The difference between “marriage” and “domestic partnership” when domestic partherships as such were introduced was the fact that for marriage you had to get married (i.e. go to the wedding registrar and get yourselves on the list), as opposed to domestic partnerships which were meant as a “marriage without marriage”. In ages long past, bastard children had no rights of inheritance. That changed and they were treated equal. Domestic partherships likewise allowed spouses the “benefits” of marriage such as tax breaks, divorces, domestic violence protection/suits, etc.
Today, for some odd reason, you have to file for domestic partnership. That’s like requiring children file for citizenship. Sure, you do have to report the child as born, but if someone finds out they should have citizenship according to the rules, after a bit of bureaucracy they should have it. It’s an automatic process. You don’t enter a civil partnership by filing for one. When a spouse sues the other the courts decide whether their relationship constitutes a partnership. So it’s a status aforded automatically, not unlike citizenship (until Trump trumps that, at least).
Again, religions don’t own a monopoly on marriage. States have been marrying people quite literally since time immemorial. They’ve been conflated with religion because then there used to be a state-enforced official religion, which the US (and many other places) seem to have returned to.
What we should do is treat marriages as secular. Religions have their visions of marriage. Why shouldn’t the state have its own?
Treat marriage as what it is: a registered domestic partnership with the appropriate name of “marriage”.
If you want to legally get married, go to the registrar and register.
If you want to get married in your religion of choice, great! Go to their version of priests. Civil recognition of the marriage may or may not be automatic, and there are a few ways how that might be done.
TLDR: Religion has no monopoly on the word or concept of “marriage”, as it predates all of them. Just look at roman marriages - done before Christianity was even a thing.
Everything you said here I replied to elsewhere. But tldr; Romans didn’t get married, the term was Conubium, or Coniugium.
And if you were talking about the institution of marriage it was Matrimonium, which surrounded the aspect of women as mothers.
The term marriage did not exist yet showing that the term marriage does not matter. Choosing a word over the health/safety and happiness of the common person is pointless.
Terms change, and if it’s for a good reason we should change them. The oldest current governing body is only ~250 years old.
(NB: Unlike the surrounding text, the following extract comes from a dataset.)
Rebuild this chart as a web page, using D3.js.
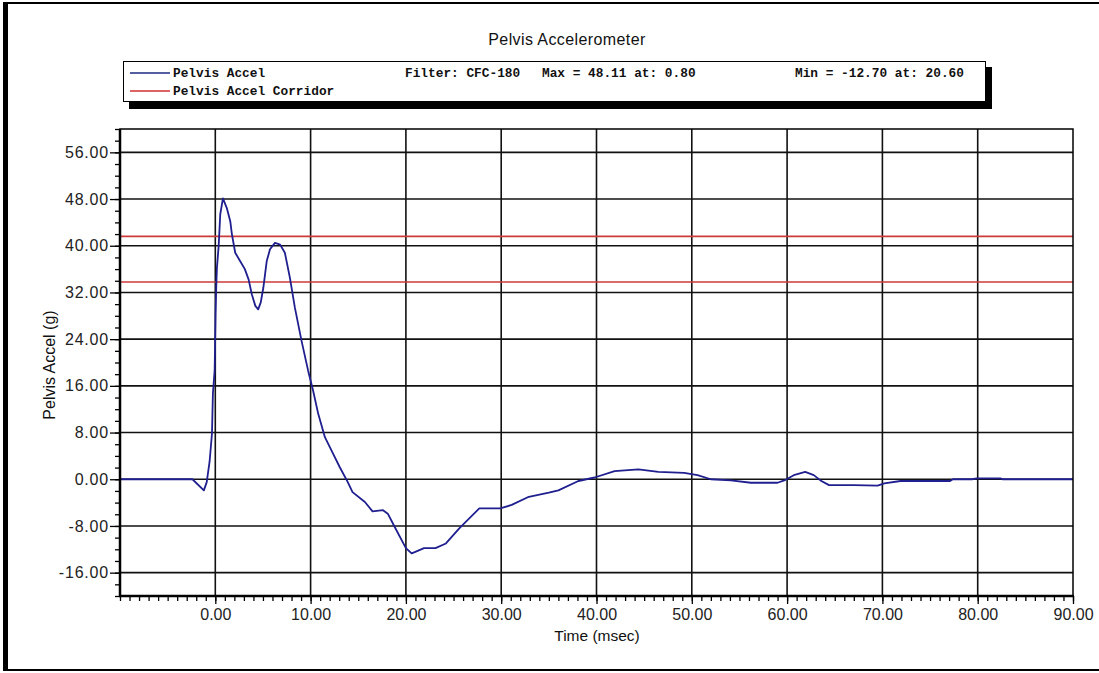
<!DOCTYPE html>
<html><head><meta charset="utf-8">
<script src="https://cdnjs.cloudflare.com/ajax/libs/d3/7.8.5/d3.min.js"></script>
<style>body{margin:0;background:#fff}svg{display:block}</style>
</head><body>
<svg id="c" width="1099" height="673"></svg>
<script>
const title = "Pelvis Accelerometer";
const xLabel = "Time (msec)";
const yLabel = "Pelvis Accel (g)";
const seriesNames = ["Pelvis Accel", "Pelvis Accel Corridor"];
const legendInfo = ["Filter: CFC-180", "Max = 48.11 at: 0.80", "Min = -12.70 at: 20.60"];
const xTicks = [0, 10, 20, 30, 40, 50, 60, 70, 80, 90];
const yTicks = [-16, -8, 0, 8, 16, 24, 32, 40, 48, 56];
const corridor = [41.6, 33.8];
const time = [-10,-2.4,-1.2,-0.9,-0.6,-0.35,-0.25,-0.07,0.03,0.1,0.17,0.35,0.52,0.8,1.2,1.57,1.74,2.09,2.6,3.1,3.5,3.83,4.2,4.5,4.77,5.04,5.4,5.74,6.26,6.8,7.3,7.83,8.35,9.05,9.74,10.26,10.8,11.5,12.2,13.05,13.9,14.4,15.7,16.5,17.6,18.1,18.8,20.0,20.6,21.05,21.9,23.1,24.2,25.6,27.7,29.9,31.1,32.9,35.0,36.0,38.1,39.8,41.9,44.4,46.5,49.2,50.6,52.0,54.1,56.2,59.0,59.7,60.7,61.9,62.8,63.5,64.4,67.0,69.5,70.2,71.9,77.1,77.4,79.4,79.9,82.4,82.6,90];
const accel = [0,0,-1.9,-0.5,3,7.8,14.7,18.6,28.3,33,36.2,39.9,45.4,48.11,46.5,44.2,42,38.8,37.4,36,34.2,31.7,29.7,29.1,30.3,32.8,37.4,39.4,40.5,40.2,38.8,34.5,29.4,23.7,18.6,15.2,11.2,7.2,4.9,2.1,-0.5,-2.2,-3.9,-5.5,-5.3,-5.9,-8.1,-11.8,-12.7,-12.4,-11.8,-11.8,-11,-8.4,-5,-5,-4.4,-3,-2.3,-1.9,-0.3,0.3,1.4,1.7,1.25,1.1,0.7,0,-0.2,-0.6,-0.6,-0.2,0.7,1.25,0.7,-0.2,-1.0,-1.0,-1.1,-0.7,-0.3,-0.3,0,0,0.15,0.15,0,0];

const svg = d3.select("#c");
const L = 120, R = 1073, T = 129, B = 596;
const x = d3.scaleLinear().domain([-10, 90]).range([L, R]);
const y = d3.scaleLinear().domain([-20, 60]).range([B, T]);
const sans = "'Liberation Sans', Arial, sans-serif";
const mono = "'Liberation Mono', 'Courier New', monospace";
const fmt = d => d3.format(".2f")(d).replace("\u2212", "-");

// outer frame
svg.append("line").attr("x1",5.5).attr("x2",5.5).attr("y1",2).attr("y2",671).attr("stroke","#000").attr("stroke-width",5);
svg.append("line").attr("x1",3).attr("x2",1099).attr("y1",3).attr("y2",3).attr("stroke","#000").attr("stroke-width",2);
svg.append("line").attr("x1",3).attr("x2",1099).attr("y1",670).attr("y2",670).attr("stroke","#000").attr("stroke-width",2);

// title
svg.append("text").attr("x",567).attr("y",45).attr("text-anchor","middle")
  .attr("font-family",sans).attr("font-size",16).attr("letter-spacing",0.4).attr("fill","#111").text(title);

// legend box with shadow
svg.append("rect").attr("x",129).attr("y",67).attr("width",863).attr("height",42).attr("fill","#000");
svg.append("rect").attr("x",123.5).attr("y",61.5).attr("width",862).attr("height",40).attr("fill","#fff").attr("stroke","#000").attr("stroke-width",1);
const legColors = ["#1c2a80", "#d03030"];
seriesNames.forEach((n,i)=>{
  const yy = 73 + i*18;
  svg.append("line").attr("x1",130).attr("x2",170).attr("y1",yy).attr("y2",yy).attr("stroke",legColors[i]).attr("stroke-width",1.3);
  svg.append("text").attr("x",173).attr("y",yy+4).attr("font-family",mono).attr("font-weight","bold").attr("font-size",12.8).attr("fill","#111").text(n);
});
const infoX = [405, 542, 795];
legendInfo.forEach((s,i)=>{
  svg.append("text").attr("x",infoX[i]).attr("y",77).attr("font-family",mono).attr("font-weight","bold").attr("font-size",12.8).attr("fill","#111").text(s);
});

// grid
const g = svg.append("g");
g.selectAll(".vg").data(xTicks.filter(d=>d<90)).enter().append("line")
  .attr("x1",d=>x(d)).attr("x2",d=>x(d)).attr("y1",T).attr("y2",B).attr("stroke","#111").attr("stroke-width",1.6);
g.selectAll(".hg").data(yTicks).enter().append("line")
  .attr("x1",L).attr("x2",R).attr("y1",d=>y(d)).attr("y2",d=>y(d)).attr("stroke","#111").attr("stroke-width",1.6);

// corridor
g.selectAll(".cor").data(corridor).enter().append("line")
  .attr("x1",L).attr("x2",R).attr("y1",d=>y(d)).attr("y2",d=>y(d)).attr("stroke","#cc3a3a").attr("stroke-width",1.6);

// curve
const pts = time.map((t,i)=>[t, accel[i]]);
svg.append("path").datum(pts).attr("fill","none").attr("stroke","#1f1f8f").attr("stroke-width",1.8)
  .attr("stroke-linejoin","round")
  .attr("d", d3.line().x(d=>x(d[0])).y(d=>y(d[1])));

// border
svg.append("rect").attr("x",L).attr("y",T).attr("width",R-L).attr("height",B-T).attr("fill","none").attr("stroke","#000").attr("stroke-width",1.5);
svg.append("line").attr("x1",L).attr("x2",L).attr("y1",T).attr("y2",B+1).attr("stroke","#000").attr("stroke-width",2.5);
svg.append("line").attr("x1",L-1).attr("x2",R+1).attr("y1",B).attr("y2",B).attr("stroke","#000").attr("stroke-width",2.5);

// axes
const xAxisMinor = d3.axisBottom(x).tickValues(d3.range(-10, 90.5, 1)).tickSize(5).tickFormat("");
const xg1 = svg.append("g").attr("transform",`translate(0,${B})`).call(xAxisMinor);
const xAxis = d3.axisBottom(x).tickValues(xTicks).tickSize(8).tickPadding(3).tickFormat(fmt);
const xg = svg.append("g").attr("transform",`translate(0,${B})`).call(xAxis);
const yAxisMinor = d3.axisLeft(y).tickValues(d3.range(-20, 60.5, 2)).tickSize(5).tickFormat("");
const yg1 = svg.append("g").attr("transform",`translate(${L},0)`).call(yAxisMinor);
const yAxis = d3.axisLeft(y).tickValues(yTicks).tickSize(10).tickPadding(1).tickFormat(fmt);
const yg = svg.append("g").attr("transform",`translate(${L},0)`).call(yAxis);
[xg1,xg,yg1,yg].forEach(a=>{
  a.select(".domain").remove();
  a.selectAll("line").attr("stroke","#000").attr("stroke-width",1.3);
  a.selectAll("text").attr("font-family",sans).attr("font-size",16).attr("fill","#222");
});
yg.selectAll("text").attr("letter-spacing",0.8);
xg.selectAll("text").attr("dy","0.8em");

// axis titles
svg.append("text").attr("x",597).attr("y",641).attr("text-anchor","middle")
  .attr("font-family",sans).attr("font-size",15.5).attr("fill","#111").text(xLabel);
svg.append("text").attr("transform","translate(55,365) rotate(-90)").attr("text-anchor","middle")
  .attr("font-family",sans).attr("font-size",16).attr("fill","#111").text(yLabel);
</script>
</body></html>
Christians have been claiming the term marriage for far longer than that.
Why would you care that they called it a civil union or anything else if the rights were the same? Why should people be persecuted to uphold such, it’s all frivolous. Change the term in government documents, and let people have whatever ceremonies they want and exclude who they want from their ceremonies.
Conserving “Tradition” is an inability to grow.